— SUPPLIED MATERIAL —
------------------------------

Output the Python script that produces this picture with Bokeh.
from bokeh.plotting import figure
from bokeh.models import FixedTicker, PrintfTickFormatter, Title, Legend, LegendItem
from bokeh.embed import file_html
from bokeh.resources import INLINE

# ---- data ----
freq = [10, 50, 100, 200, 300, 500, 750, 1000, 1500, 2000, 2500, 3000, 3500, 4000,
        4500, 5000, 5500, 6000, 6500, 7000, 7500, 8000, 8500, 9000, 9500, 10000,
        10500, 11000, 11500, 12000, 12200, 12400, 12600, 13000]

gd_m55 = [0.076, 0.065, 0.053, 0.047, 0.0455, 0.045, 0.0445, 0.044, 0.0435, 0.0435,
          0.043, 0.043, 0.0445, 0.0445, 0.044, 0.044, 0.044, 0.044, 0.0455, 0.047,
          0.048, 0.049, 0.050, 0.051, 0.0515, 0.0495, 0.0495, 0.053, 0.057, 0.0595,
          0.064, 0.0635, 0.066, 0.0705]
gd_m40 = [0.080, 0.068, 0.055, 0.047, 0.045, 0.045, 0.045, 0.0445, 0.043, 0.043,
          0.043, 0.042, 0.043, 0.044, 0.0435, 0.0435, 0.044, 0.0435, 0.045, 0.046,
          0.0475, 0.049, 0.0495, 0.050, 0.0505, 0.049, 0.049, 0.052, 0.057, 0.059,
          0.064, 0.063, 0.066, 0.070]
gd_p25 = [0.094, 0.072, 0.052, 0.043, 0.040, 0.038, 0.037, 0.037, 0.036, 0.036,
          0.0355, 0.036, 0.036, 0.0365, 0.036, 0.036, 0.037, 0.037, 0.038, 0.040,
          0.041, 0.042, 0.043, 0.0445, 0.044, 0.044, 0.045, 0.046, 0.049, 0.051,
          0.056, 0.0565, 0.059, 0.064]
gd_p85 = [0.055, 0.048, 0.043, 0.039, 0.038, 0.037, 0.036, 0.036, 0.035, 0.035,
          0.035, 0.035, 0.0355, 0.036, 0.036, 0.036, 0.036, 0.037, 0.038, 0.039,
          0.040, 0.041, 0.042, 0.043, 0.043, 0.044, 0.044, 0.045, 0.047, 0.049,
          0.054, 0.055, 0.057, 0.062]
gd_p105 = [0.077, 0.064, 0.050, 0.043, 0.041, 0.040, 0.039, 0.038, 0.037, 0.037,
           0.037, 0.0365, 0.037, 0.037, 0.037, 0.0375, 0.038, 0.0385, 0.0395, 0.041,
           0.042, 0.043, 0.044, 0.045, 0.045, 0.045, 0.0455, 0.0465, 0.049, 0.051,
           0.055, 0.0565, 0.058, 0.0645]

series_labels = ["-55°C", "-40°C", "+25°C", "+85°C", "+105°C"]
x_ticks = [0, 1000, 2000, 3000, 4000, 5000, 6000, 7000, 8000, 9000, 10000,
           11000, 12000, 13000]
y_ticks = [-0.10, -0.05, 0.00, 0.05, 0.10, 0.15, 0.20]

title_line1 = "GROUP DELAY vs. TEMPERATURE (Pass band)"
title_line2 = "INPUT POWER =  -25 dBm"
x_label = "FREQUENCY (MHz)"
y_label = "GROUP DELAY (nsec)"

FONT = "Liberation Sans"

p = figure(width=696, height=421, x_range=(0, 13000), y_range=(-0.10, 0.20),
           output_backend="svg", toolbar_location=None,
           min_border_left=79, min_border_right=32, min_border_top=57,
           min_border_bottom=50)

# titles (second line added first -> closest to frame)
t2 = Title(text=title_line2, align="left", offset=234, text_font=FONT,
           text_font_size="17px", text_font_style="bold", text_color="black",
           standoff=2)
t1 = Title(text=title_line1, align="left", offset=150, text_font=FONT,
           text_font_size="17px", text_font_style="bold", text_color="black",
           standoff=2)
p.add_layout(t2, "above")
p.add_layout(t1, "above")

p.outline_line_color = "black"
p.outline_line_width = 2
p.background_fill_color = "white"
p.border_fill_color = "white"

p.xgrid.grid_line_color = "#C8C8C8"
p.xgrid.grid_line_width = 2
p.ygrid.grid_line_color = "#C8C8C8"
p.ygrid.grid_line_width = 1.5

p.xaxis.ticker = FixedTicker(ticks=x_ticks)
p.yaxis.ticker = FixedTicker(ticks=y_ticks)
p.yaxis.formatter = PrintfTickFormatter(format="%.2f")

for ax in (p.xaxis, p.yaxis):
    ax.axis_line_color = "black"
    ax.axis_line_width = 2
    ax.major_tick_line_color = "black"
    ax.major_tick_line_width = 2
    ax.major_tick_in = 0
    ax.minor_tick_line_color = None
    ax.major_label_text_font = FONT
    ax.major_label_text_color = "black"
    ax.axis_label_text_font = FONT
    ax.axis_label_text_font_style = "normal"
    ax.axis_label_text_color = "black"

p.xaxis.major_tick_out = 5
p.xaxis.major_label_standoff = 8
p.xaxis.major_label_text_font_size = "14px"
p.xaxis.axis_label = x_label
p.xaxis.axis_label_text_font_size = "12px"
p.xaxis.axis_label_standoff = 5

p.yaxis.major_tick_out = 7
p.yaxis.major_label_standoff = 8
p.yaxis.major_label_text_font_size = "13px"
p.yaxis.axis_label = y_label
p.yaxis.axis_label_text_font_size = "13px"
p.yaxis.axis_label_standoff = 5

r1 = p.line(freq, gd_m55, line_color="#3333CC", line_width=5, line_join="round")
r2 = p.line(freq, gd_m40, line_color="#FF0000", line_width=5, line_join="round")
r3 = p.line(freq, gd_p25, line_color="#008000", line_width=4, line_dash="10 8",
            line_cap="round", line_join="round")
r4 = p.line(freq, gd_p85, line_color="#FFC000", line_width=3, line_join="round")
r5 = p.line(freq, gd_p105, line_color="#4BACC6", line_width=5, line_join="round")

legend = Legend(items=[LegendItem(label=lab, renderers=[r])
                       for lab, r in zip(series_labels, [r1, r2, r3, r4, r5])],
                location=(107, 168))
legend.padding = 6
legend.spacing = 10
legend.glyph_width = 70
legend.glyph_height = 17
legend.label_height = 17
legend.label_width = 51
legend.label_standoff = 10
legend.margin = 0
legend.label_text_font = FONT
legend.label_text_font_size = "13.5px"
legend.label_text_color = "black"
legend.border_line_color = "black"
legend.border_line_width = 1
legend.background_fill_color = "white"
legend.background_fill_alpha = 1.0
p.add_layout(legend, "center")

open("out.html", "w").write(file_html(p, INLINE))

------------------------------

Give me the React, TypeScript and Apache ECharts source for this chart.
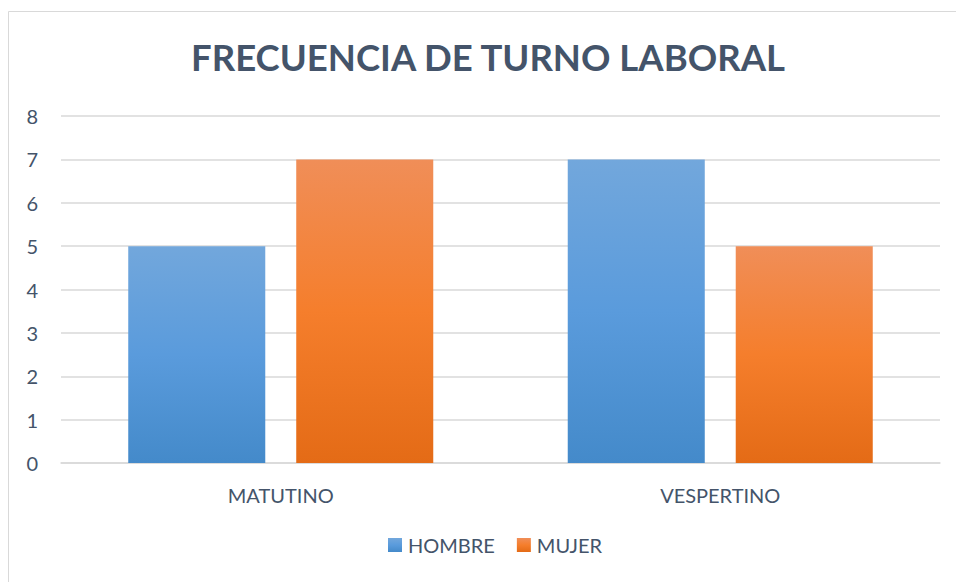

------------------------------

— WHAT TO PRODUCE —
Above are the records; print exactly the lines from the line with "Output the Python" to the line with "from bokeh.resources import INLINE", including both, and nothing else.

— WRITTEN RESPONSE —
Output the Python script that produces this picture with Bokeh.
from bokeh.plotting import figure
from bokeh.models import FixedTicker, PrintfTickFormatter, Title, Legend, LegendItem
from bokeh.embed import file_html
from bokeh.resources import INLINE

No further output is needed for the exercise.